The Promised Land is a promising but ultimately unsatisfying portrait of 18th century hierarchies.
You try surviving in the Danish hinterlands with only a hot peasant girl and some potatoes. In this battle of the bastards, the handsome guy wins.
Watching The Promised Land recently at the Palm Springs International Film FestivaI, I felt like someone had leaked to the Danish Film Commission my audacious script about settling the impervious Nebraskan Sandhills in the late 1800s.

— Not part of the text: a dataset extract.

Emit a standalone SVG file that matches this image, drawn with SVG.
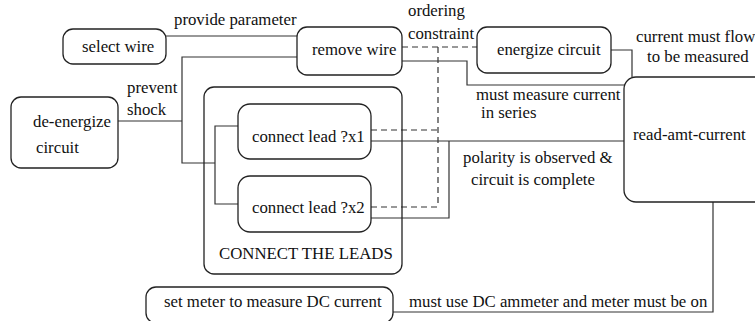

But The Promised Land’s man-against-nature, man-against-monarchy, man-against-local-asshole story set in 1750s Denmark has a slightly more crowd—pleasing premise. Unlike the brutal Swiss-French curmudgeon of my epic Western, the handsome, penurious Silesian War hero Captain Ludvig Kahlen (Mads Mikkelsen) is more posh and rarefied, though as rigorously focused on the daunting task at hand: bringing the harsh unforgiving prairie to heel. Captain Kahlen's goal is not only to create a community in the Danish hinterlands but to earn in return the noble title denied him by his bastard birth. The film’s Danish title is Bastarden, which is more fitting than the vague, bland, and lifeless The Promised Land, but here we go again: foreign producers underestimating English-speaking audiences.

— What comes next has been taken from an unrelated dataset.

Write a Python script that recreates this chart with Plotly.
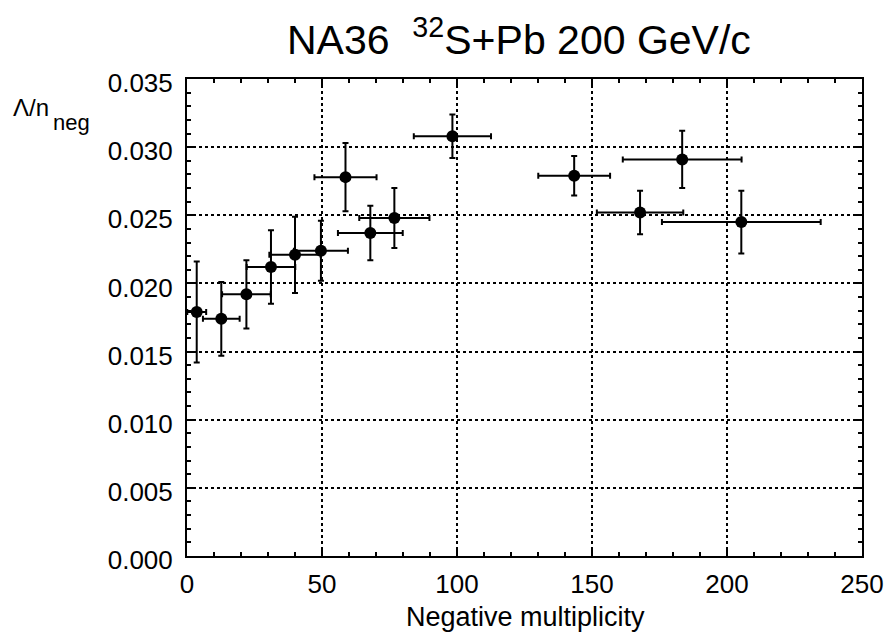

Kahlen’s nemesis, Frederik De Schinkel (Simon Bennebjerb), a cartoonishly evil local nobleman and magistrate who claims to “own” the Jutland Heath ostensibly under King Frederick’s aegis, is a creative and colorful sadist. His perverse brand of water torture is impressive (if only our CIA had tried this in Iraq). Yet his cruelty feels perversely necessary: the monarchy-sanctioned Kahlen is a true threat, especially if he makes the Jutland moors bloom. The peasant workers are too, as they slowly gain glimpses of a better life. But in this battle of the bastards, we know who’s going to triumph.
It’s no surprise that after proving to the king’s men that he can grow potatoes on the moors using mostly his resources, Kahlen obtains his coveted title and all the German peasant workers he needs. Through a series of strangulated events, Kahlen loses the workers but keeps the title. But achieving his twin goals does not appease our Stoic romantic. He leaves the land he worked so hard to settle—thereby forfeiting his noble title—and gallops off in search of the impossibly hot servant girl, De Schinkel’s former maid Ann Barbara (Amanda Collin), who helped in assassinating De Schinkel and is now imprisoned. Who needs money and territory when you can rescue the tall blonde Danish lass? Jutland Heathcliff anyone?
Sorry, Danes, but I am not sure that would fly all too well in the ruthless cruelty of the 18th-century world you evocatively depict here. Still, with the exceptional Mads Mikelson attached, one always hopes for subtle greatness, and in rare moments here Mads reaches it, though he has yet to match the early promise he displayed in The Hunt and A Royal Affair. Helmed by Nikolaj Arcel (A Royal Affair) with a measly $8 million budget, The Promised Land is grand and impressive, though––after all the Sturm and Drang––it feels oddly cliche, flat, and hollow.
It never answers a key question: why is this film being made now? The answer must be our era’s obsession with “social justice.” But that shoehorned American derangement also makes the film weirdly jarring, as it attempts to jam in Academy-pleasing Woke indoctrination via the charming dark-skinned Romani girl Anmai Mus (Melina Hagberg) who is ostracized by those mean old German settlers. By her mere presence, I can hear the producers scheming.
While the Academy of Motion Pictures will love how the film’s white filmmakers met the Academy’s racist Stalinist person of color quota inside a decidedly 1750s Scandinavian tale, I suspect the film’s audience is more domestic. This is a romantic fairy tale for Danes: “Before we were voted the world’s happiest people, we too were bastards. Isn’t Socialism wonderful?”